Data records
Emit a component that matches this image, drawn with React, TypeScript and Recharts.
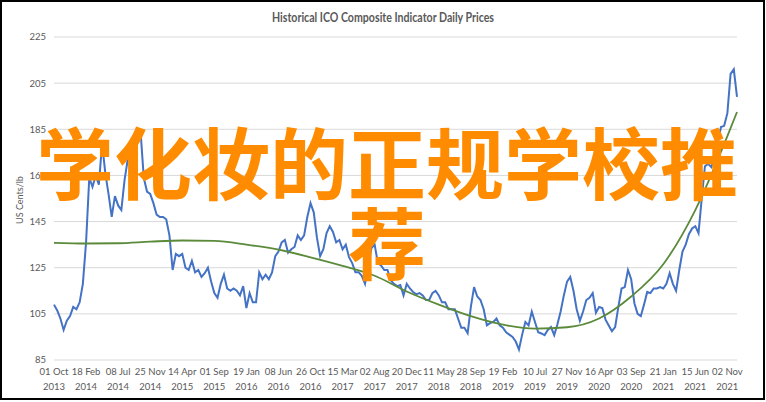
import React from "react";
import { CartesianGrid, Line, LineChart, XAxis, YAxis } from "recharts";

// x axis labels, one every 10 samples (a sample = 10 trading days)
const tickLabels = [
  "01 Oct 2013", "18 Feb 2014", "08 Jul 2014", "25 Nov 2014", "14 Apr 2015",
  "01 Sep 2015", "19 Jan 2016", "08 Jun 2016", "26 Oct 2016", "15 Mar 2017",
  "02 Aug 2017", "20 Dec 2017", "11 May 2018", "28 Sep 2018", "19 Feb 2019",
  "10 Jul 2019", "27 Nov 2019", "16 Apr 2020", "03 Sep 2020", "21 Jan 2021",
  "15 Jun 2021", "02 Nov 2021",
];

const yTicks = [85, 105, 125, 145, 165, 185, 205, 225];

// ICO composite price, US cents/lb
const prices = [
  109, 106.5, 103, 98, 102, 104, 108, 107, 110, 118,
  136, 164, 160, 165, 161, 179, 166, 157, 147, 156,
  152, 150, 163, 172, 179, 179, 185, 184, 164, 158,
  157, 153, 148, 147, 147, 146, 139, 124, 131, 130,
  131, 125, 124, 128, 123, 124, 121, 122.6, 125, 119,
  114, 112, 118, 122, 116, 115, 116, 115, 113, 117,
  107.5, 114, 110, 110, 123, 120, 122, 120, 123, 130,
  132, 136, 137, 131.5, 133, 134, 139, 137, 139, 147,
  153, 149, 138, 130, 133, 140, 143, 140.5, 136, 137,
  133, 135, 129.6, 127, 123, 123, 121.5, 118, 126, 133.5,
  135, 127, 126, 124, 124, 119.6, 118, 117, 117.5, 113,
  118, 116, 114.5, 113.5, 114, 113, 111, 111, 114, 115,
  113, 110, 110, 107, 107, 107, 103, 99, 99, 96.6,
  108, 116.6, 112.5, 111, 107, 100, 101, 101.5, 103, 100,
  99, 97, 96, 95, 93, 89.5, 96, 101.5, 100, 106,
  101.5, 97, 96.5, 95.8, 98, 99.3, 95.8, 100.5, 106, 113,
  119, 121, 115, 107, 102, 106, 111, 112, 114, 105.5,
  108, 107.5, 102.5, 100, 97.5, 99.3, 108, 116, 116.6, 124,
  120, 109.6, 105, 104, 109, 114.5, 114, 116, 116, 116.6,
  116, 118, 122.6, 118, 115, 124, 132, 135, 139.5, 142,
  143, 140, 155, 169, 170, 168.6, 173, 179, 186, 186.5,
  192, 209, 211, 199,
];

// polynomial trend line, read at a few samples
const trendAt = [0, 10, 20, 30, 40, 50, 60, 70, 80, 90, 100, 110, 120, 130, 140, 150, 160, 170, 180, 190, 200, 210, 213];
const trendValues = [
  135.8, 135.5, 135.6, 136.3, 136.8, 136.6, 135.0, 132.8, 129.5, 125.8,
  121.5, 114.7, 109, 104, 100.3, 98.6, 99.2, 103, 112.5, 126.5,
  150, 182, 192.5,
];

const data = prices.map((price, i) => {
  const t = trendAt.indexOf(i);
  return { i, price, trend: t >= 0 ? trendValues[t] : null };
});

const xTicks = tickLabels.map((_, n) => n * 10);

const font = "Lato, 'DejaVu Sans', sans-serif";
const grey = "#595959";

const DateTick = (props: any) => {
  const { x, y, payload } = props;
  const label = tickLabels[Math.round(payload.value / 10)] || "";
  const cut = label.lastIndexOf(" ");
  return (
    <text x={x} y={y} textAnchor="middle" fill={grey} fontSize={9.5} fontFamily={font}>
      <tspan x={x} y={y + 14.5}>{label.slice(0, cut)}</tspan>
      <tspan x={x} y={y + 30}>{label.slice(cut + 1)}</tspan>
    </text>
  );
};

export default function App() {
  return (
    <div style={{ position: "absolute", left: 0, top: 0, width: 766, height: 402, background: "#fff" }}>
      <LineChart
        width={766}
        height={402}
        data={data}
        margin={{ top: 37, right: 29, bottom: 2, left: 0 }}
      >
        <CartesianGrid vertical={false} stroke="#d9d9d9" />
        <XAxis
          dataKey="i"
          type="number"
          domain={[0, 213]}
          ticks={xTicks}
          interval={0}
          height={40}
          tick={<DateTick />}
          tickLine={false}
          axisLine={false}
          tickSize={0}
          tickMargin={0}
        />
        <YAxis
          type="number"
          domain={[85, 225]}
          ticks={yTicks}
          width={54}
          tickLine={false}
          axisLine={false}
          tick={{ fill: grey, fontSize: 9.5, fontFamily: font }}
        />
        <Line
          dataKey="price"
          stroke="#4472C4"
          strokeWidth={2}
          dot={false}
          isAnimationActive={false}
        />
        <Line
          dataKey="trend"
          type="monotone"
          stroke="#5a8a3a"
          strokeWidth={1.8}
          dot={false}
          connectNulls
          isAnimationActive={false}
        />
      </LineChart>
      <svg width={766} height={402} style={{ position: "absolute", left: 0, top: 0, pointerEvents: "none" }}>
        <text
          x={383}
          y={22}
          textAnchor="middle"
          fill={grey}
          fontSize={12.5}
          fontWeight="bold"
          fontFamily={font}
          textLength={222}
          lengthAdjust="spacingAndGlyphs"
        >
          Historical ICO Composite Indicator Daily Prices
        </text>
        <text
          x={23}
          y={200}
          textAnchor="middle"
          fill={grey}
          fontSize={9}
          fontFamily={font}
          transform="rotate(-90 23 200)"
        >
          US Cents/lb
        </text>
      </svg>
      <div
        style={{
          position: "absolute",
          left: 36,
          top: 120,
          width: 702,
          textAlign: "center",
          fontSize: 78,
          lineHeight: "80px",
          fontWeight: "bold",
          color: "#FF8C00",
          fontFamily: "'Noto Sans CJK SC', sans-serif",
        }}
      >
        学化妆的正规学校推荐
      </div>
      <div
        style={{
          position: "absolute",
          left: 0,
          top: 0,
          width: 765,
          height: 400,
          border: "2px solid #000",
          boxSizing: "border-box",
          pointerEvents: "none",
        }}
      />
    </div>
  );
}
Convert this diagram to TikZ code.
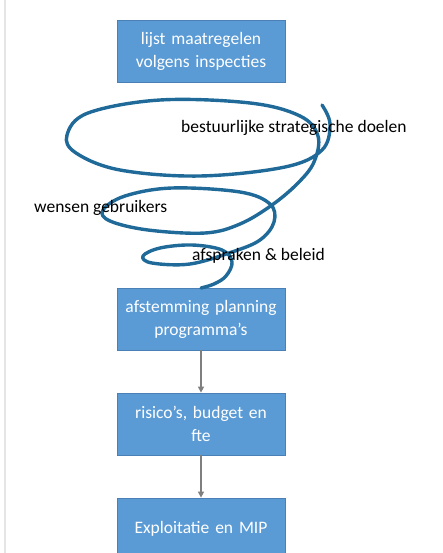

** REQUIREMENT **
In the copy, include all records verbatim but no images.

** ANSWER FOR THIS EXERCISE **
Emit a component that matches this image, drawn with React, TypeScript and Recharts.
import React from "react";
import { CartesianGrid, Line, LineChart, XAxis, YAxis } from "recharts";

// x axis labels, one every 10 samples (a sample = 10 trading days)
const tickLabels = [
  "01 Oct 2013", "18 Feb 2014", "08 Jul 2014", "25 Nov 2014", "14 Apr 2015",
  "01 Sep 2015", "19 Jan 2016", "08 Jun 2016", "26 Oct 2016", "15 Mar 2017",
  "02 Aug 2017", "20 Dec 2017", "11 May 2018", "28 Sep 2018", "19 Feb 2019",
  "10 Jul 2019", "27 Nov 2019", "16 Apr 2020", "03 Sep 2020", "21 Jan 2021",
  "15 Jun 2021", "02 Nov 2021",
];

const yTicks = [85, 105, 125, 145, 165, 185, 205, 225];

// ICO composite price, US cents/lb
const prices = [
  109, 106.5, 103, 98, 102, 104, 108, 107, 110, 118,
  136, 164, 160, 165, 161, 179, 166, 157, 147, 156,
  152, 150, 163, 172, 179, 179, 185, 184, 164, 158,
  157, 153, 148, 147, 147, 146, 139, 124, 131, 130,
  131, 125, 124, 128, 123, 124, 121, 122.6, 125, 119,
  114, 112, 118, 122, 116, 115, 116, 115, 113, 117,
  107.5, 114, 110, 110, 123, 120, 122, 120, 123, 130,
  132, 136, 137, 131.5, 133, 134, 139, 137, 139, 147,
  153, 149, 138, 130, 133, 140, 143, 140.5, 136, 137,
  133, 135, 129.6, 127, 123, 123, 121.5, 118, 126, 133.5,
  135, 127, 126, 124, 124, 119.6, 118, 117, 117.5, 113,
  118, 116, 114.5, 113.5, 114, 113, 111, 111, 114, 115,
  113, 110, 110, 107, 107, 107, 103, 99, 99, 96.6,
  108, 116.6, 112.5, 111, 107, 100, 101, 101.5, 103, 100,
  99, 97, 96, 95, 93, 89.5, 96, 101.5, 100, 106,
  101.5, 97, 96.5, 95.8, 98, 99.3, 95.8, 100.5, 106, 113,
  119, 121, 115, 107, 102, 106, 111, 112, 114, 105.5,
  108, 107.5, 102.5, 100, 97.5, 99.3, 108, 116, 116.6, 124,
  120, 109.6, 105, 104, 109, 114.5, 114, 116, 116, 116.6,
  116, 118, 122.6, 118, 115, 124, 132, 135, 139.5, 142,
  143, 140, 155, 169, 170, 168.6, 173, 179, 186, 186.5,
  192, 209, 211, 199,
];

// polynomial trend line, read at a few samples
const trendAt = [0, 10, 20, 30, 40, 50, 60, 70, 80, 90, 100, 110, 120, 130, 140, 150, 160, 170, 180, 190, 200, 210, 213];
const trendValues = [
  135.8, 135.5, 135.6, 136.3, 136.8, 136.6, 135.0, 132.8, 129.5, 125.8,
  121.5, 114.7, 109, 104, 100.3, 98.6, 99.2, 103, 112.5, 126.5,
  150, 182, 192.5,
];

const data = prices.map((price, i) => {
  const t = trendAt.indexOf(i);
  return { i, price, trend: t >= 0 ? trendValues[t] : null };
});

const xTicks = tickLabels.map((_, n) => n * 10);

const font = "Lato, 'DejaVu Sans', sans-serif";
const grey = "#595959";

const DateTick = (props: any) => {
  const { x, y, payload } = props;
  const label = tickLabels[Math.round(payload.value / 10)] || "";
  const cut = label.lastIndexOf(" ");
  return (
    <text x={x} y={y} textAnchor="middle" fill={grey} fontSize={9.5} fontFamily={font}>
      <tspan x={x} y={y + 14.5}>{label.slice(0, cut)}</tspan>
      <tspan x={x} y={y + 30}>{label.slice(cut + 1)}</tspan>
    </text>
  );
};

export default function App() {
  return (
    <div style={{ position: "absolute", left: 0, top: 0, width: 766, height: 402, background: "#fff" }}>
      <LineChart
        width={766}
        height={402}
        data={data}
        margin={{ top: 37, right: 29, bottom: 2, left: 0 }}
      >
        <CartesianGrid vertical={false} stroke="#d9d9d9" />
        <XAxis
          dataKey="i"
          type="number"
          domain={[0, 213]}
          ticks={xTicks}
          interval={0}
          height={40}
          tick={<DateTick />}
          tickLine={false}
          axisLine={false}
          tickSize={0}
          tickMargin={0}
        />
        <YAxis
          type="number"
          domain={[85, 225]}
          ticks={yTicks}
          width={54}
          tickLine={false}
          axisLine={false}
          tick={{ fill: grey, fontSize: 9.5, fontFamily: font }}
        />
        <Line
          dataKey="price"
          stroke="#4472C4"
          strokeWidth={2}
          dot={false}
          isAnimationActive={false}
        />
        <Line
          dataKey="trend"
          type="monotone"
          stroke="#5a8a3a"
          strokeWidth={1.8}
          dot={false}
          connectNulls
          isAnimationActive={false}
        />
      </LineChart>
      <svg width={766} height={402} style={{ position: "absolute", left: 0, top: 0, pointerEvents: "none" }}>
        <text
          x={383}
          y={22}
          textAnchor="middle"
          fill={grey}
          fontSize={12.5}
          fontWeight="bold"
          fontFamily={font}
          textLength={222}
          lengthAdjust="spacingAndGlyphs"
        >
          Historical ICO Composite Indicator Daily Prices
        </text>
        <text
          x={23}
          y={200}
          textAnchor="middle"
          fill={grey}
          fontSize={9}
          fontFamily={font}
          transform="rotate(-90 23 200)"
        >
          US Cents/lb
        </text>
      </svg>
      <div
        style={{
          position: "absolute",
          left: 36,
          top: 120,
          width: 702,
          textAlign: "center",
          fontSize: 78,
          lineHeight: "80px",
          fontWeight: "bold",
          color: "#FF8C00",
          fontFamily: "'Noto Sans CJK SC', sans-serif",
        }}
      >
        学化妆的正规学校推荐
      </div>
      <div
        style={{
          position: "absolute",
          left: 0,
          top: 0,
          width: 765,
          height: 400,
          border: "2px solid #000",
          boxSizing: "border-box",
          pointerEvents: "none",
        }}
      />
    </div>
  );
}
Convert this diagram to TikZ code.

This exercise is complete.